Bootstrapping

From noob to nerd

Chicken and egg

The information economy requires the individual to manage lots of information in order to earn a living. Modern personal information management requires computer skills. Managing one's personal IT infrastructure requires info management capabilities.

Thus we have a chicken and egg problem. Where to start?

Well, the chicken evolved, and so can you.

Defer open source

The most powerful toolset is open-source software (OSS). However, it has a significant barrier to entry - expertise. Learning is the hidden cost of OSS.

Ultimately, Emacs is the tool that allows a non-technical user to bootstrap to control over his OSS IT environment. Within that, Org is the tool that allows him to bootstrap to control of Emacs. Thus one of my goals is to streamline adoption of Org by non-technical users.

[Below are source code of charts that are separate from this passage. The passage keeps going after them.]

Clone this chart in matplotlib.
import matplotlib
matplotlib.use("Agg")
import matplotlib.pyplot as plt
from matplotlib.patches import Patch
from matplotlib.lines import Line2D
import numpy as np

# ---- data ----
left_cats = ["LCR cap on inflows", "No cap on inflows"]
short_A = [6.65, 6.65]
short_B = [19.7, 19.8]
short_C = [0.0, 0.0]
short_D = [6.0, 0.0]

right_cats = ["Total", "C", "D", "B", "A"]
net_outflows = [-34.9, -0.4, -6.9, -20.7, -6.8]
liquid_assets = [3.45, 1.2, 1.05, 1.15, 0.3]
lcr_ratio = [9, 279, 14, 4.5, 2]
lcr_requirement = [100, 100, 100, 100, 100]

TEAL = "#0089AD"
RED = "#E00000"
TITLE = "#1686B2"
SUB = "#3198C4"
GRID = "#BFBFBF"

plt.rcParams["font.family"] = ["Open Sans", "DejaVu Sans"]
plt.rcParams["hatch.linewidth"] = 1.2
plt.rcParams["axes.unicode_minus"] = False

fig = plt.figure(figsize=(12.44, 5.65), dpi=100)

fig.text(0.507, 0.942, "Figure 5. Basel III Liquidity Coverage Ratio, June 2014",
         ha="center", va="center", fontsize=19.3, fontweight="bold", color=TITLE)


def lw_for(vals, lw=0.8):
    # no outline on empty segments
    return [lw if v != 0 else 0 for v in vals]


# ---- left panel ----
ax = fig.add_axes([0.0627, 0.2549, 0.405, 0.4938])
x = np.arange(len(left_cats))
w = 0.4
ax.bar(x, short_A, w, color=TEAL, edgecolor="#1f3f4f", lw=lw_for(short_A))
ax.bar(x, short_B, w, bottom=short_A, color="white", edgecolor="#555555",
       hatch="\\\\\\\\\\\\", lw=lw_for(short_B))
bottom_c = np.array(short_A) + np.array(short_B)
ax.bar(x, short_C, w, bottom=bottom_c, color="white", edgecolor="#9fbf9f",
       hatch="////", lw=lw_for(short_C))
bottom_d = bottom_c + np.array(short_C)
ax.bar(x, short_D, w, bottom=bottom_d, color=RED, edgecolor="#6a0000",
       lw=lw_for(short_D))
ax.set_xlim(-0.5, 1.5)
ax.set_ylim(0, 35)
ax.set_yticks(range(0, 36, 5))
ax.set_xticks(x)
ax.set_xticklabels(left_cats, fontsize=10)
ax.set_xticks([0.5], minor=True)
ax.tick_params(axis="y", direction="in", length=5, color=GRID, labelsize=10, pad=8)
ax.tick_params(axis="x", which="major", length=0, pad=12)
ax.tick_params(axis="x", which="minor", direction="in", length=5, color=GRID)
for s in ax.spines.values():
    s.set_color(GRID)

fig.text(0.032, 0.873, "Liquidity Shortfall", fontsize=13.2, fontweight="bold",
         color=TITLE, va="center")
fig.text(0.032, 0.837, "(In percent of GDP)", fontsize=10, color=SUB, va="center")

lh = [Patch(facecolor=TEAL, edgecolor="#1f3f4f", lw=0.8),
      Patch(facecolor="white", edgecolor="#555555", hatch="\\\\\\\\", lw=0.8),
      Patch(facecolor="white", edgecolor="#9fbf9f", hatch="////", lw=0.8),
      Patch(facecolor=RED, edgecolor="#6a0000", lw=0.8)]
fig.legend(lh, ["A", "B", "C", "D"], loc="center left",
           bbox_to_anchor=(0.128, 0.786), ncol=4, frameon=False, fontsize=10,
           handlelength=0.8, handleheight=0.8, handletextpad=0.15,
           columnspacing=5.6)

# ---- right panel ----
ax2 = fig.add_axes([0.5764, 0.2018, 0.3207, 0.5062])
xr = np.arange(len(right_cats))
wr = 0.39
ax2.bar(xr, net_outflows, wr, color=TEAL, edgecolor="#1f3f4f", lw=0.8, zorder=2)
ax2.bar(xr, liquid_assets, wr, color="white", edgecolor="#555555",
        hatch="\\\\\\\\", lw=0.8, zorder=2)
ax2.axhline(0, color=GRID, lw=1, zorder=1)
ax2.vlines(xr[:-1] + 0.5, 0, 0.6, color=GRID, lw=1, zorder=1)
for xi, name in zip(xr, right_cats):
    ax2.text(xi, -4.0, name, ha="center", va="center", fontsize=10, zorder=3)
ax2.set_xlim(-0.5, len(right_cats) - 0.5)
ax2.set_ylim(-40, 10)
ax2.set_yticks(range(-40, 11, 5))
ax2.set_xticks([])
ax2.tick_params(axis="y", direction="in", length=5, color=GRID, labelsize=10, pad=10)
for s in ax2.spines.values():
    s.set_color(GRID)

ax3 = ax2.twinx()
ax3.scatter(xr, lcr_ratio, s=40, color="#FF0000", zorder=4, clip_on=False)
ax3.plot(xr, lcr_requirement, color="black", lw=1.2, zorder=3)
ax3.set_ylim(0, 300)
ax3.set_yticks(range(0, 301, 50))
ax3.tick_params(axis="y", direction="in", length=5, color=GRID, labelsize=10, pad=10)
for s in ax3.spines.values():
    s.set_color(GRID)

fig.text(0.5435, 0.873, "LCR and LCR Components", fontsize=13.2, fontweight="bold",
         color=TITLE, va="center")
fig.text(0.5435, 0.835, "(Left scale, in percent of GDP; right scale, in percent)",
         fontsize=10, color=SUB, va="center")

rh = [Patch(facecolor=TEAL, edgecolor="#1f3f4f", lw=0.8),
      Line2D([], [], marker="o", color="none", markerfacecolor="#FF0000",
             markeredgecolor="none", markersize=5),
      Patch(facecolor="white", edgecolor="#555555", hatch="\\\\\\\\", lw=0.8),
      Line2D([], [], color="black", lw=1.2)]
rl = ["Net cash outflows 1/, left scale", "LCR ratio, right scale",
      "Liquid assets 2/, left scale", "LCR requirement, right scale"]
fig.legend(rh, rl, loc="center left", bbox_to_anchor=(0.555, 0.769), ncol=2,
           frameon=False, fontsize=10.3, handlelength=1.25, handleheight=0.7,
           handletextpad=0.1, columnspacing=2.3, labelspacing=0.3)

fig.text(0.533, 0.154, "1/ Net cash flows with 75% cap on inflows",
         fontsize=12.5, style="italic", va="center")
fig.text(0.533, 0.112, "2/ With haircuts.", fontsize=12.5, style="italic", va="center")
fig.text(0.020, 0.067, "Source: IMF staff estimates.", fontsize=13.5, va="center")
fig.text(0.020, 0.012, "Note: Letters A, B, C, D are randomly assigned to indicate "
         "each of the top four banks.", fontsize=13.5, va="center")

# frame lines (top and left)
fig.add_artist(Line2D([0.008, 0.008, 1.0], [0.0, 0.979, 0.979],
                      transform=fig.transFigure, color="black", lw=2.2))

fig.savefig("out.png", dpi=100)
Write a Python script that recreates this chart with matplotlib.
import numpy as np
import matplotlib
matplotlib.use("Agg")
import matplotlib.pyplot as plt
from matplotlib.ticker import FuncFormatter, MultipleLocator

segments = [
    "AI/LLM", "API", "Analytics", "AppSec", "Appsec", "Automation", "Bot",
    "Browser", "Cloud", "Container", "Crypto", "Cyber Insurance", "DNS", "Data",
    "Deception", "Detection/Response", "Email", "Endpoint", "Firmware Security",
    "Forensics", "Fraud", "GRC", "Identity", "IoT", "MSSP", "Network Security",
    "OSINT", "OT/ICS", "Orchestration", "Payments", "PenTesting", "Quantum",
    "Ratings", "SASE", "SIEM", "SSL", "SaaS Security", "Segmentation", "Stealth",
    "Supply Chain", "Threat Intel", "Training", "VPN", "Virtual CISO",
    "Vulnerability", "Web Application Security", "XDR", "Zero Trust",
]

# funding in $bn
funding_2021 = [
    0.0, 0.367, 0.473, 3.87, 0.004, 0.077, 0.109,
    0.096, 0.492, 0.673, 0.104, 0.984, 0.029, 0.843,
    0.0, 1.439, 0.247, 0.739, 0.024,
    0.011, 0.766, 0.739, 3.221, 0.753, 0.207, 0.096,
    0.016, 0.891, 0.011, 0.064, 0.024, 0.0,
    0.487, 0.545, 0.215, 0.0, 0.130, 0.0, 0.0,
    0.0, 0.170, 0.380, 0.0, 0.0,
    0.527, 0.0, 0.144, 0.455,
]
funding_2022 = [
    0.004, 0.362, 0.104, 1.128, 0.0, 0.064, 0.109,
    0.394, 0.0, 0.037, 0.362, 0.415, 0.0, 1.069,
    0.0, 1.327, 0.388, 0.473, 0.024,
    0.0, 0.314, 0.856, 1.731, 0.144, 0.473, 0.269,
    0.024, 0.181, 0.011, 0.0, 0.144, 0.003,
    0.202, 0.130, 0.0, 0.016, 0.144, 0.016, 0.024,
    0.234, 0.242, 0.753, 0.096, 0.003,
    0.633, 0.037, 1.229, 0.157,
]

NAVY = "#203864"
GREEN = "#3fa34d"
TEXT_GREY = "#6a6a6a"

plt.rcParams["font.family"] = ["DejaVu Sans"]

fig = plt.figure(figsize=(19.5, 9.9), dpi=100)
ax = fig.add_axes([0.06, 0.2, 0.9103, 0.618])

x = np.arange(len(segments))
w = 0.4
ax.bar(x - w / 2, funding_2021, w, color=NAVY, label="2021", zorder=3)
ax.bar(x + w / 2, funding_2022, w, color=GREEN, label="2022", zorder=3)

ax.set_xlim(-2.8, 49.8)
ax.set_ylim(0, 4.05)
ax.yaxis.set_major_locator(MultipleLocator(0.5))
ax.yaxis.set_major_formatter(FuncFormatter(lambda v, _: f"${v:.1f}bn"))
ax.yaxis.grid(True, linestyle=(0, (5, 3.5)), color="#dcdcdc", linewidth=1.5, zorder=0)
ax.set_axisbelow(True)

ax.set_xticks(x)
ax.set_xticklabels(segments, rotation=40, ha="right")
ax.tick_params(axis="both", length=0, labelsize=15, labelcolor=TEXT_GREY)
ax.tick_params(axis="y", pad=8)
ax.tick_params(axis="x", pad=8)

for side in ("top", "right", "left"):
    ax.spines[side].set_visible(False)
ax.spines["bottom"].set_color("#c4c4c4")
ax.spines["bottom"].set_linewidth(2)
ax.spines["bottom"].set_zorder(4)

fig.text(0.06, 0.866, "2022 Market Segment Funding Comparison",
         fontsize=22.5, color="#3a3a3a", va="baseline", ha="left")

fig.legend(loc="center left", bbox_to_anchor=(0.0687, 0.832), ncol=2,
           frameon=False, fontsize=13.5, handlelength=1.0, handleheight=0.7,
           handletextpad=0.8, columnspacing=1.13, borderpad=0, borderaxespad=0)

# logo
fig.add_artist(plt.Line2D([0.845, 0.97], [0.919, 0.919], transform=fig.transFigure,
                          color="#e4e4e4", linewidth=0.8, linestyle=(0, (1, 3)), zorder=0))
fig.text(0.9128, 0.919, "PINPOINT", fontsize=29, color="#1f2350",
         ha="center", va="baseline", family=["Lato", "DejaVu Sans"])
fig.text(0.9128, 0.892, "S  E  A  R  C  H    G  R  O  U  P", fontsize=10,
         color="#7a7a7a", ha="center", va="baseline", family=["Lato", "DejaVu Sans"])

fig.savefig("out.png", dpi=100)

Once he's familiar with Emacs and using Cyborganize, the user's ability to consume and manage text and binary data is limited only by the effort he's willing to invest. Until then, however, his info management systems will scale very poorly. Therefore it is important to simplify the bootstrapping process as much as possible.

Pen and Apple

Presumably one has learned pen and paper in school, so start with GTD's paper filing system. (Why not pencil? Because it must be legible years later.)

That will suffice to buy a computer, which should run MacOS on Apple hardware. Expand that to an Apple laptop, desktop and smart phone. Used is fine, as long as it can run the latest OS. Check the update schedule to determine when it will become obsolete. Don't upgrade an OS immediately; wait at least 6 months.

Buy the overpriced support contracts at first, but not the extended warranty. Instead, be careful with it. "Being careful" means Googling before doing things such as trying to clean the screen. Computers dislike heat, vibration, radiation, and dust. Buy the backup plan.

Softly into software

Start using the Apple ecosystem of apps, and/or Google's, according to taste.

The next step is to begin transitioning one's main PIM knowledge base from paper to digital. Evernote is a good bridge, since it emphasizes capture ubiquity and paper compatibility.

Don't invest heavily in populating non-plaintext PIM databases at this stage. That work will be lost with the transition to Emacs org-mode. Evernote is Org compatible, so it's an exception.

However, using a PIM such as OmniFocus for simple task and project management is fine. And obviously use whatever productivity software your workplace adopts.

Graduation day

Congratulations, you've reached the hipster edge of nerd. Now it's time to become totally uncool by learning Emacs. Prepare yourself by purchasing a Weird Al Yankovich album and building a shrine to Richard Stallman.